ERCOT's RTC+B Market Reform: A Game-Changer for Energy Storage and Grid Resilience
Opportunities: A New Era for Energy Storage
The RTC+B framework is a win for battery operators and clean energy investors, primarily because it treats energy storage as a unified resource rather than a collection of discrete charging and discharging assets. By modeling batteries as single Energy Storage Resources (ESRs) with a state of charge, ERCOT enables operators to submit combined bid-offer curves that capture both energy and ancillary service participation in real time. This flexibility allows batteries to pivot dynamically between energy arbitrage and grid services, maximizing their value in a market increasingly dominated by intermittent renewables.
The introduction of Ancillary Service Demand Curves (ASDCs) further amplifies these opportunities. Unlike the previous Operating Reserve Demand Curve (ORDC), which applied a single scarcity price to energy, ASDCs price each ancillary service based on its unique contribution to grid stability. This granular pricing mechanism ensures that battery operators are compensated for the precise value they deliver-whether it's frequency regulation, voltage support, or spinning reserves. According to a report by Resurety, this change is projected to reduce total system costs by $2.5–$6.4 billion annually, with a significant portion of these savings flowing to storage operators who can now monetize their flexibility more effectively.
Moreover, the co-optimization of energy and AS in real time eliminates the inefficiencies of the old system, where ancillary services were secured in the Day-Ahead Market (DAM) and fixed in real time. This shift narrows day-ahead to real-time price spreads, reducing volatility and creating a more predictable revenue stream for battery operators. For clean energy investors, this stability is a boon. It lowers the risk premium associated with storage projects, making them more attractive to capital markets.
Risks: Navigating Complexity and Compliance
However, the path to these rewards is not without pitfalls. The RTC+B model introduces operational complexity that could strain smaller operators or those lacking advanced analytics tools. For instance, the new AS Trade Overage Report-a compliance check to prevent excessive trading requires meticulous monitoring to avoid financial penalties. Similarly, the transition to a Single-Model ESR design, while simplifying data submission, demands robust integration with existing market platforms.

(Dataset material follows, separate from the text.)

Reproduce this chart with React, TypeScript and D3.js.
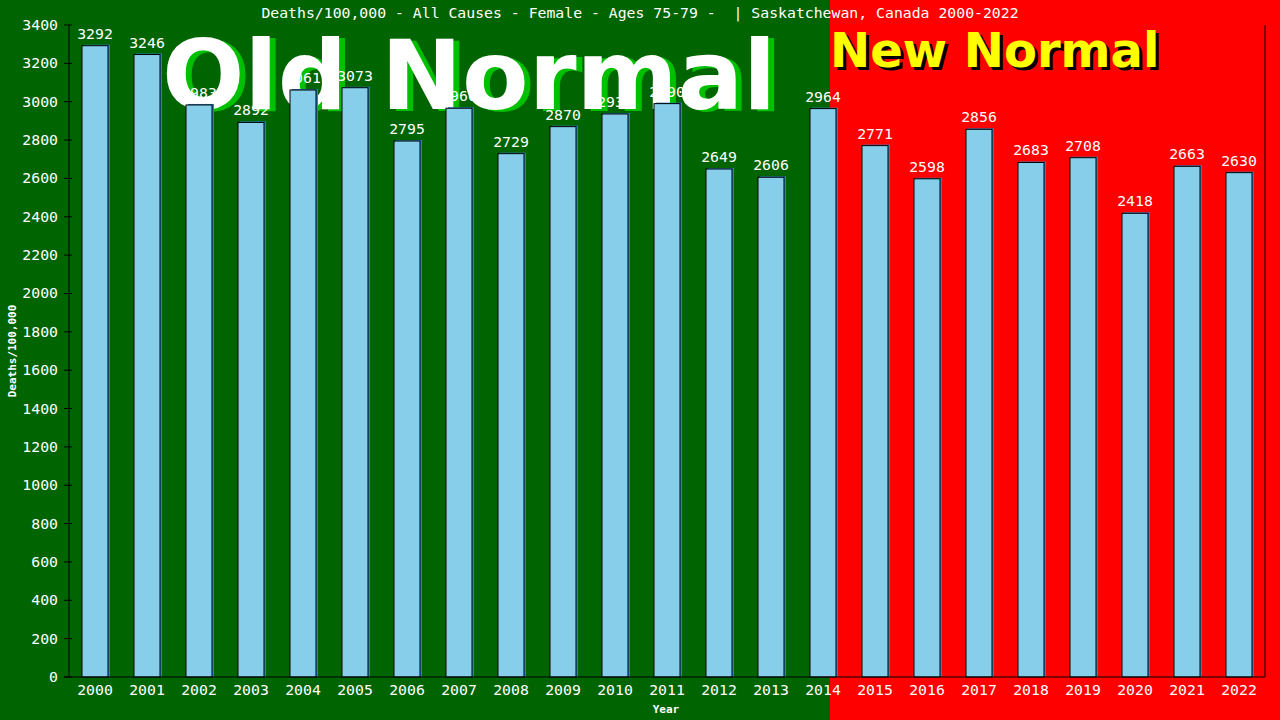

Another risk lies in the revenue model itself. Under the legacy ORDC system, batteries could earn income even when in standby mode. The RTC+B framework, however, compensates operators only when they are actively providing a service to the grid. While this aligns with market efficiency goals, it reduces the baseline revenue for storage assets, particularly in periods of low demand for ancillary services. Investors must now model their returns around tighter margins and higher utilization rates, which could favor larger players with diversified portfolios.
Competitive Positioning: Winners and Losers
The RTC+B reform is likely to accelerate consolidation in the energy storage sector. Companies with advanced forecasting tools, real-time optimization software, and deep market expertise will dominate, while smaller operators may struggle to keep pace. This dynamic mirrors the broader trend in clean energy, where technological agility determines market success.
For clean energy investors, the reform also redefines the value proposition of storage. No longer just a backup for renewables, battery assets are now critical to grid resilience. As ERCOT integrates more wind and solar, the ability to provide rapid response and flexibility will become a key differentiator. This positions storage as a cornerstone of Texas's energy transition, with long-term growth potential.
Conclusion: A High-Stakes Bet with High Rewards
ERCOT's RTC+B market reform is a landmark event for the Texas energy grid-and for investors. The projected annual savings of over $2.5 billion, combined with the enhanced role of batteries in real-time markets, create a compelling case for clean energy investments. Yet, the transition demands operational sophistication and a willingness to adapt to new compliance frameworks.
For those who can navigate the complexity, the rewards are substantial. This is not just a market upgrade; it's a blueprint for the future of grid resilience in a decarbonizing world. As the dust settles on this reform, one thing is clear: the winners will be those who embrace the change-and the losers, those who resist it.